Il primo spettacolo si svolse nel teatro Bab Azoun. Informale ed esente di convenevoli, lo show attirò qualche abitante del posto ma poco altro. L’obiettivo era quello di far assistere agli spettacoli del grande Houdin i capi tribù ostili al dominio francese. Ne convocarono – con la forza della persuasione o delle armi, non è dato saperlo – una sessantina per il grande spettacolo finale. Nella fase introduttiva il mago mostrò qualche trucco comune, pur lasciando di stucco parte dei presenti.
Ve ne erano tuttavia alcuni che palesavano apertamente scetticismo di fronte a quelle diavolerie da quattro soldi. Così Robert-Houdin chiese al più robusto dei capi clan di salire sul palco. Egli avrebbe semplicemente dovuto alzare una cassa di legno. Il primo tentativo andò alla grande; l’arabo sollevò senza problemi l’oggetto. Il mago quindi chiese di riporla al suo posto e pronunciò la seguente formula: “Contemplez! Maintenant vous êtes plus faible qu’une femme; essayez de soulever la boîte” – traducibile in “Ecco! Ora sei più debole di una donna; adesso solleva la cassa” (da notare quella nota di sessismo che non guasta mai…).
Il pover’uomo tirò la maniglia della cassa con tutta la sua forza, ma questa non si mosse di un millimetro. Provò e riprovò finché non cercò addirittura di romperla. Niente! Anzi, ad un certo punto urlò di dolore, come se una forza sovrannaturale avesse trafitto le sue membra. Nessuno disse al malcapitato sul palco e agli spettatori esterrefatti che 1) il magnete posto al di sotto del palco teneva giù la cassa, all’interno della quale si trovava una bella calamita piatta; 2) che alla maniglia era collegato un elettrodo in grado di scatenare scosse a comando. Ricordate che stiamo parlando della metà del XIX secolo e che ci troviamo in Algeria; parlare di elettricità equivaleva a discutere di divino astrattismo e spiritismo demoniaco.

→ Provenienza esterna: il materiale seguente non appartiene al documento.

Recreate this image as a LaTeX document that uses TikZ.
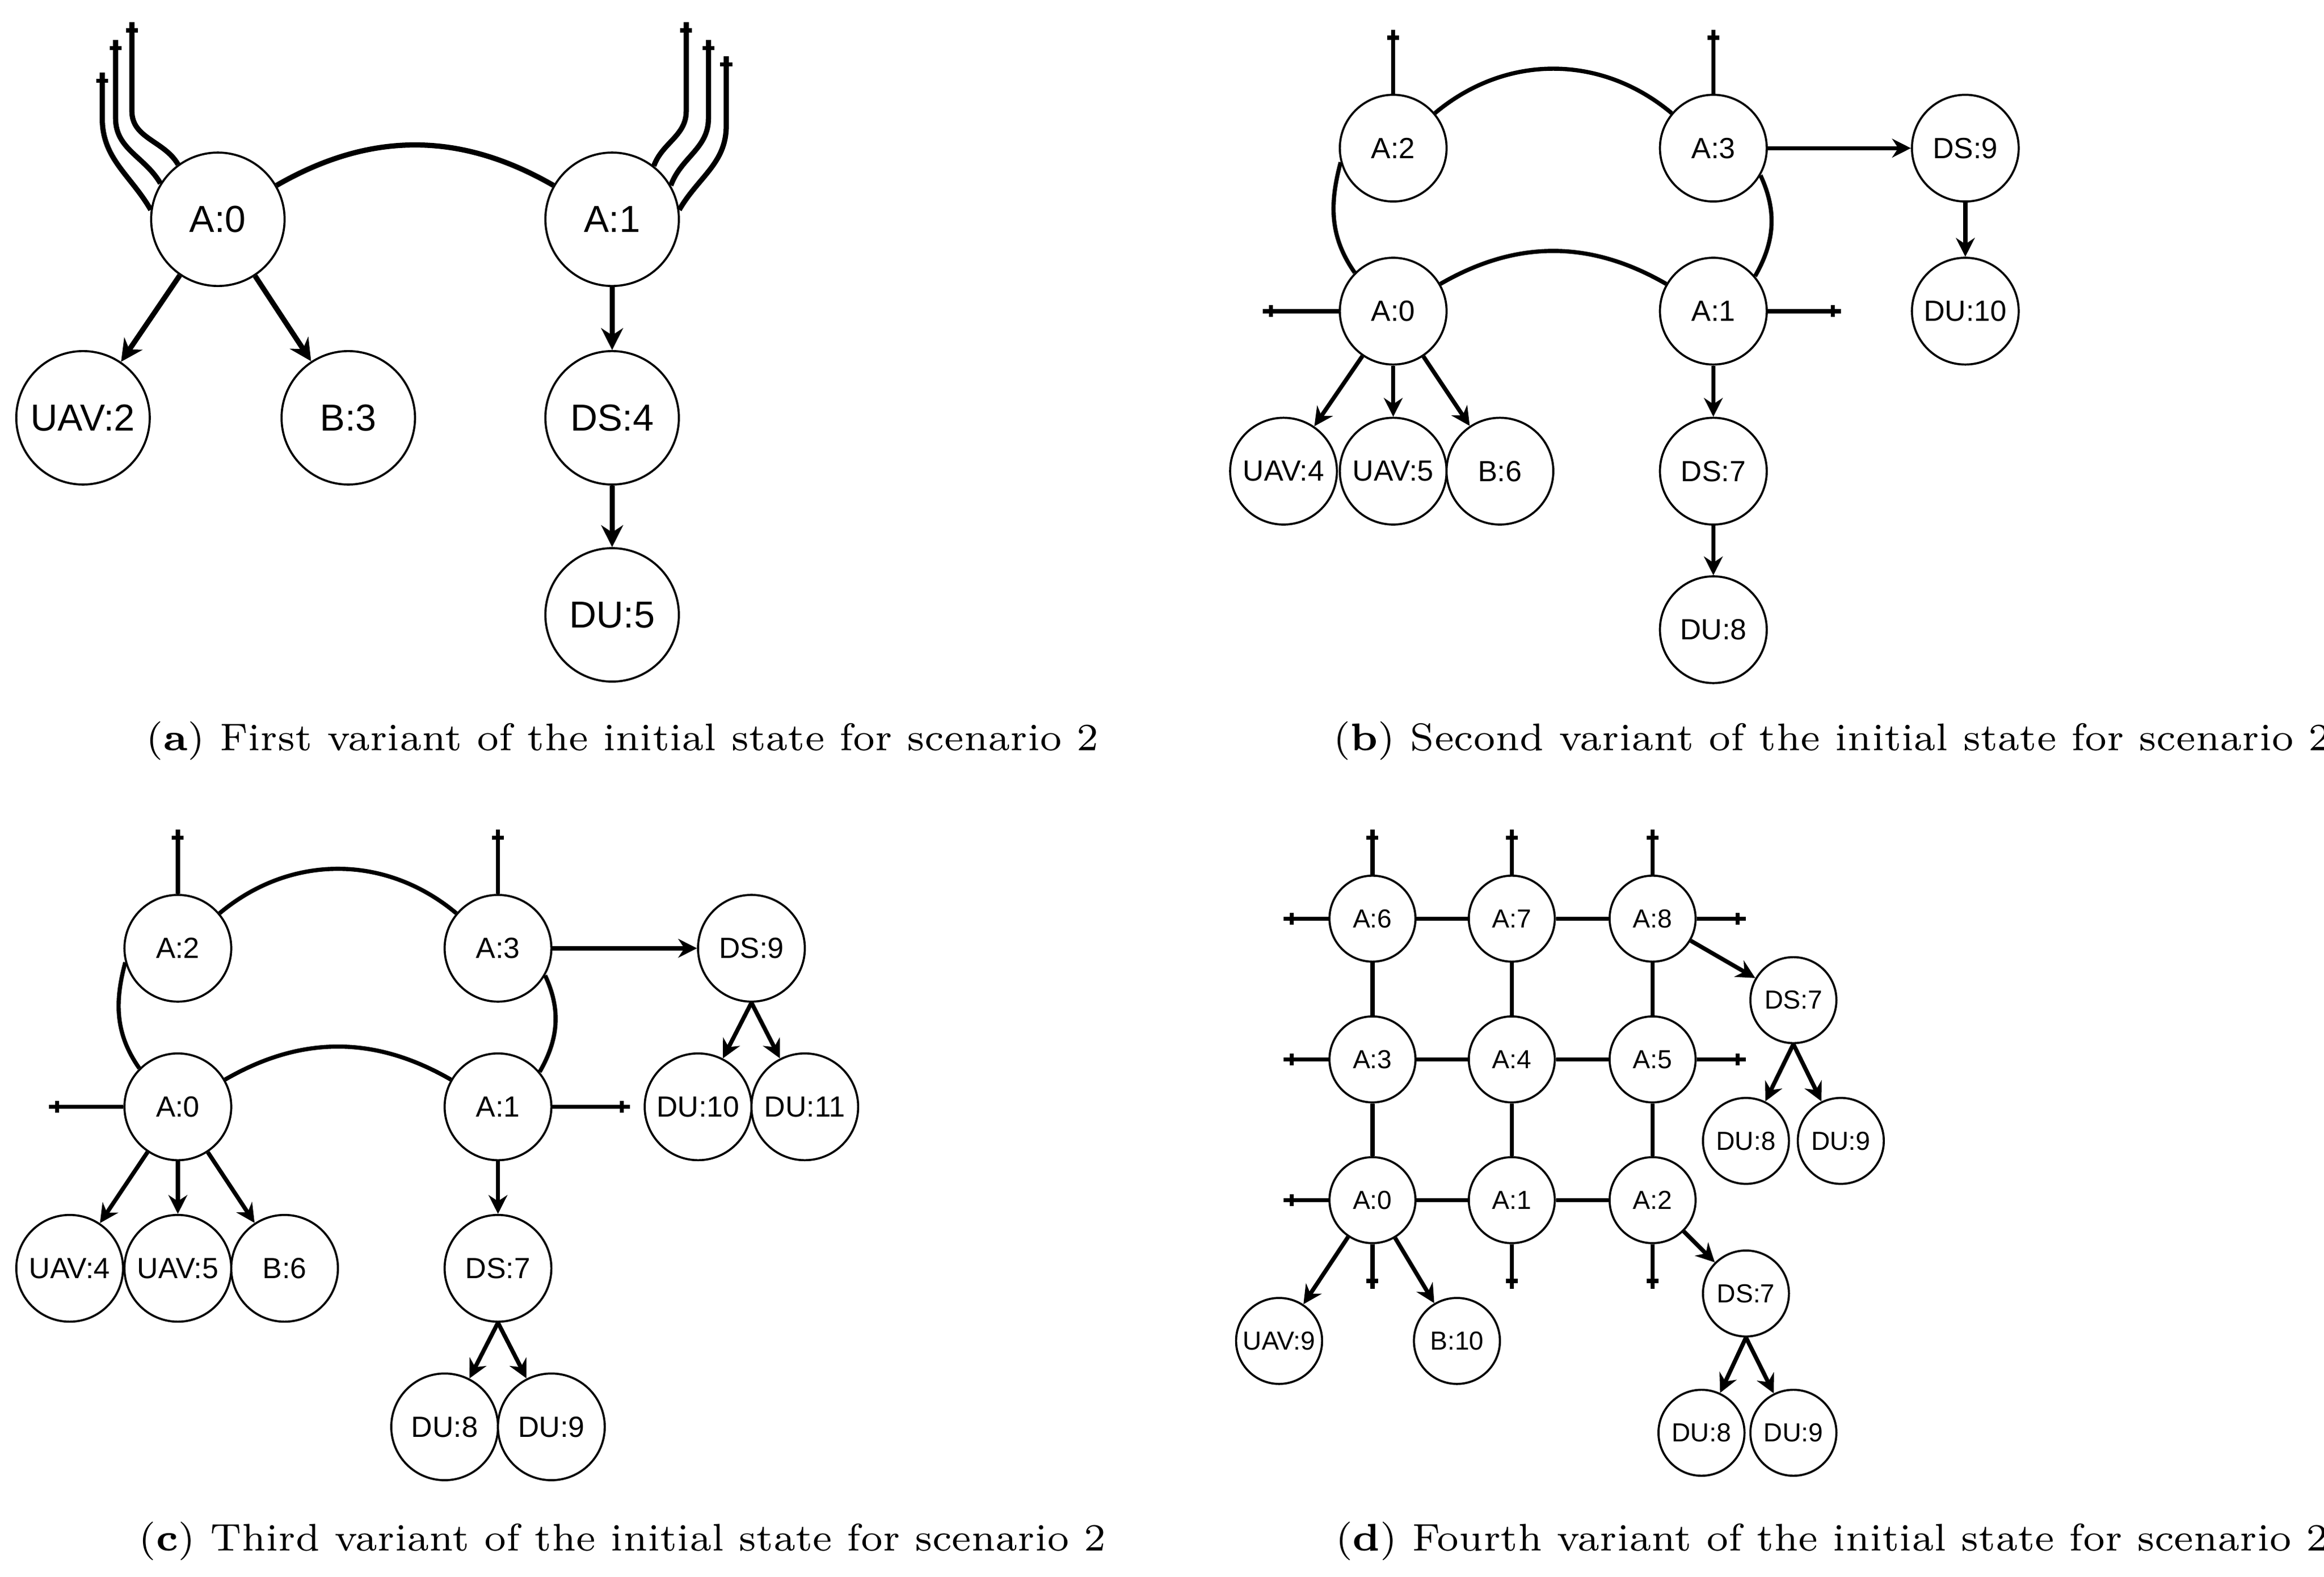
\documentclass[tikz,border=0pt]{standalone}
\usepackage{fontspec}
\newfontfamily\sfl{Liberation Sans}
\usetikzlibrary{arrows.meta,decorations.markings}
\begin{document}
\begin{tikzpicture}[x=0.01cm,y=-0.01cm,
  nd/.style={circle,draw,line width=0.4pt,inner sep=0pt,fill=white,font=\sfl},
  na/.style={nd,minimum size=0.9cm,font=\sfl\fontsize{7.2}{8}\selectfont},
  nb/.style={nd,minimum size=0.72cm,font=\sfl\fontsize{5.6}{7}\selectfont},
  ndd/.style={nd,minimum size=0.58cm,font=\sfl\fontsize{5}{6}\selectfont},
  ln/.style={line width=0.8pt},
  lna/.style={line width=1pt},
  ar/.style={ln,-{Stealth[length=3.6pt,width=3.6pt]}},
  ara/.style={lna,-{Stealth[length=4.2pt,width=4.2pt]}},
  stub/.style={ln,postaction={decorate},decoration={markings,mark=at position 1 with {\draw[line width=0.8pt] (-0.055cm,-0.04cm)--(-0.055cm,0.04cm);}}},
  captxt/.style={font=\fontsize{7.4}{9}\selectfont}]
\useasboundingbox (0,0) rectangle (1568,1064);
% ---------- (a)
\node[na] (a0) at (147,148) {A:0};
\node[na] (a1) at (413,148) {A:1};
\node[na] (a2) at (56,282) {UAV:2};
\node[na] (a3) at (235,282) {B:3};
\node[na] (a4) at (413,282) {DS:4};
\node[na] (a5) at (413,415) {DU:5};
\draw[lna] (a0) to[out=30,in=150] (a1);
\coordinate (al1) at (69,49); \coordinate (al2) at (78,27); \coordinate (al3) at (89,15);
\coordinate (ar1) at (463,15); \coordinate (ar2) at (478,27); \coordinate (ar3) at (490,38);
\draw[stub,lna] (a0.172) to[out=120,in=-90] (69,80) -- (al1);
\draw[stub,lna] (a0.148) to[out=120,in=-90] (78,80) -- (al2);
\draw[stub,lna] (a0.126) to[out=120,in=-90] (89,75) -- (al3);
\draw[stub,lna] (a1.52) to[out=70,in=-90] (463,75) -- (ar1);
\draw[stub,lna] (a1.30) to[out=70,in=-90] (478,80) -- (ar2);
\draw[stub,lna] (a1.8) to[out=60,in=-90] (490,85) -- (ar3);
\draw[ara] (a0) -- (a2);
\draw[ara] (a0) -- (a3);
\draw[ara] (a1) -- (a4);
\draw[ara] (a4) -- (a5);
\node[captxt] (capa) at (420,500) {(\textbf{a}) First variant of the initial state for scenario 2};
% ---------- (b)
\node[nb] (b2) at (940,100) {A:2};
\node[nb] (b3) at (1156,100) {A:3};
\node[nb] (b0) at (940,210) {A:0};
\node[nb] (b1) at (1156,210) {A:1};
\node[nb] (b9) at (1326,100) {DS:9};
\node[nb] (b10) at (1326,210) {DU:10};
\node[nb] (b4) at (866,318) {UAV:4};
\node[nb] (b5) at (940,318) {UAV:5};
\node[nb] (b6) at (1012,318) {B:6};
\node[nb] (b7) at (1156,318) {DS:7};
\node[nb] (b8) at (1156,425) {DU:8};
\coordinate (bt2) at (940,20); \coordinate (bt3) at (1156,20);
\coordinate (bl0) at (852,210); \coordinate (br1) at (1242,210);
\draw[stub] (b2) -- (bt2);
\draw[stub] (b3) -- (bt3);
\draw[stub] (b0) -- (bl0);
\draw[stub] (b1) -- (br1);
\draw[ln] (b2) to[out=40,in=140] (b3);
\draw[ln] (b0) to[out=30,in=150] (b1);
\draw[ln] (b2.195) to[out=255,in=125] (b0.135);
\draw[ln] (b3.-30) to[out=-65,in=60] (b1.40);
\draw[ar] (b3) -- (b9);
\draw[ar] (b9) -- (b10);
\draw[ar] (b0) -- (b4);
\draw[ar] (b0) -- (b5);
\draw[ar] (b0) -- (b6);
\draw[ar] (b1) -- (b7);
\draw[ar] (b7) -- (b8);
\node[captxt] (capb) at (1236,500) {(\textbf{b}) Second variant of the initial state for scenario 2};
% ---------- (c)
\node[nb] (c2) at (120,640) {A:2};
\node[nb] (c3) at (336,640) {A:3};
\node[nb] (c0) at (120,747) {A:0};
\node[nb] (c1) at (336,747) {A:1};
\node[nb] (c9) at (507,640) {DS:9};
\node[nb] (c10) at (471,747) {DU:10};
\node[nb] (c11) at (543,747) {DU:11};
\node[nb] (c4) at (47,856) {UAV:4};
\node[nb] (c5) at (120,856) {UAV:5};
\node[nb] (c6) at (192,856) {B:6};
\node[nb] (c7) at (336,856) {DS:7};
\node[nb] (c8) at (300,963) {DU:8};
\node[nb] (c99) at (372,963) {DU:9};
\coordinate (ct2) at (120,560); \coordinate (ct3) at (336,560);
\coordinate (cl0) at (33,747); \coordinate (cr1) at (425,747);
\draw[stub] (c2) -- (ct2);
\draw[stub] (c3) -- (ct3);
\draw[stub] (c0) -- (cl0);
\draw[stub] (c1) -- (cr1);
\draw[ln] (c2) to[out=40,in=140] (c3);
\draw[ln] (c0) to[out=30,in=150] (c1);
\draw[ln] (c2.195) to[out=255,in=125] (c0.135);
\draw[ln] (c3.-30) to[out=-65,in=60] (c1.40);
\draw[ar] (c3) -- (c9);
\draw[ar] (c9.south) -- (c10);
\draw[ar] (c9.south) -- (c11);
\draw[ar] (c0) -- (c4);
\draw[ar] (c0) -- (c5);
\draw[ar] (c0) -- (c6);
\draw[ar] (c1) -- (c7);
\draw[ar] (c7.south) -- (c8);
\draw[ar] (c7.south) -- (c99);
\node[captxt] (capc) at (420,1040) {(\textbf{c}) Third variant of the initial state for scenario 2};
% ---------- (d)
\node[ndd] (d6) at (926,620) {A:6};
\node[ndd] (d7) at (1020,620) {A:7};
\node[ndd] (d8) at (1115,620) {A:8};
\node[ndd] (d3) at (926,715) {A:3};
\node[ndd] (d4) at (1020,715) {A:4};
\node[ndd] (d5) at (1115,715) {A:5};
\node[ndd] (d0) at (926,810) {A:0};
\node[ndd] (d1) at (1020,810) {A:1};
\node[ndd] (d2) at (1115,810) {A:2};
\node[ndd] (dsa) at (1210,675) {DS:7};
\node[ndd] (dua) at (1178,770) {DU:8};
\node[ndd] (dub) at (1242,770) {DU:9};
\node[ndd] (dsb) at (1178,873) {DS:7};
\node[ndd] (duc) at (1148,967) {DU:8};
\node[ndd] (dud) at (1210,967) {DU:9};
\node[ndd] (duav) at (863,905) {UAV:9};
\node[ndd] (db) at (983,905) {B:10};
\foreach \u/\v in {d6/d7,d7/d8,d3/d4,d4/d5,d0/d1,d1/d2,d6/d3,d3/d0,d7/d4,d4/d1,d8/d5,d5/d2}
  \draw[ln] (\u) -- (\v);
\coordinate (dt6) at (926,560); \coordinate (dt7) at (1020,560); \coordinate (dt8) at (1115,560);
\coordinate (dl6) at (866,620); \coordinate (dl3) at (866,715); \coordinate (dl0) at (866,810);
\coordinate (dr8) at (1178,620); \coordinate (dr5) at (1178,715);
\coordinate (db0) at (926,870); \coordinate (db1) at (1020,870); \coordinate (db2) at (1115,870);
\foreach \n/\c in {d6/dt6,d7/dt7,d8/dt8,d6/dl6,d3/dl3,d0/dl0,d8/dr8,d5/dr5,d0/db0,d1/db1,d2/db2}
  \draw[stub] (\n) -- (\c);
\draw[ar] (d8) -- (dsa);
\draw[ar] (dsa.south) -- (dua);
\draw[ar] (dsa.south) -- (dub);
\draw[ar] (d2) -- (dsb);
\draw[ar] (dsb.south) -- (duc);
\draw[ar] (dsb.south) -- (dud);
\draw[ar] (d0) -- (duav);
\draw[ar] (d0) -- (db);
\node[captxt] (capd) at (1236,1040) {(\textbf{d}) Fourth variant of the initial state for scenario 2};
\end{tikzpicture}
\end{document}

Dopo l’esibizione un leader arabo convocò il prestigiatore nella sua tenda per l’alba del giorno successivo. Houdin si presentò puntuale. Il capo tribù chiese un’ultima prova della sua infallibile magia. Detto fatto. L’illusionista chiese ad uno dei ribelli di impugnare una pistola e sparargli dritto nel petto con un singolo proiettile marcato. L’uomo premette il grilletto e l’arma tuonò. Robert-Houdin non solo resistette al colpo, ma aprì la bocca e mostrò ai presenti lo stesso identico proiettile precedentemente marcato stretto tra i denti. Il capo clan si tolse la tunica e ne indossò un’altra, color corallo. Secondo l’usanza tribale, quella tonalità indicava fedeltà al potere costituito. Un chiaro segnale di sottomissione al Secondo Impero.
Jean Eugène Robert-Houdin era riuscito nell’impresa. Secondo delle fonti esterne al mago (perciò provenienti dalla burocrazia coloniale), le autorità francesi presero da parte i Marabutti e spiegarono loro che quella non era magia, intesa come potere soprannaturale, ma scienza al servizio dell’illusione. Stando a quello che asserisce una seconda fonte (sempre esterna ai fatti, perciò non saprei dire fino a che punto attendibile) fu lo stesso Robert-Houdin che, con l’aiuto di un traduttore, rivelò i suoi trucchi di magia ai capi.
Ad oggi non si sa bene quale sia la verità. Ciò che invece risulta essere certo ed innegabile fu il successo che il prestigiatore ebbe in Algeria. Houdin se ne tornò in Francia, scrisse diversi libri sulla sua carriera e si spense il 13 giugno 1871, poco dopo il gigantesco smacco prussiano che, come per magia, cancellò un impero e dalle sue ceneri ne formò un altro.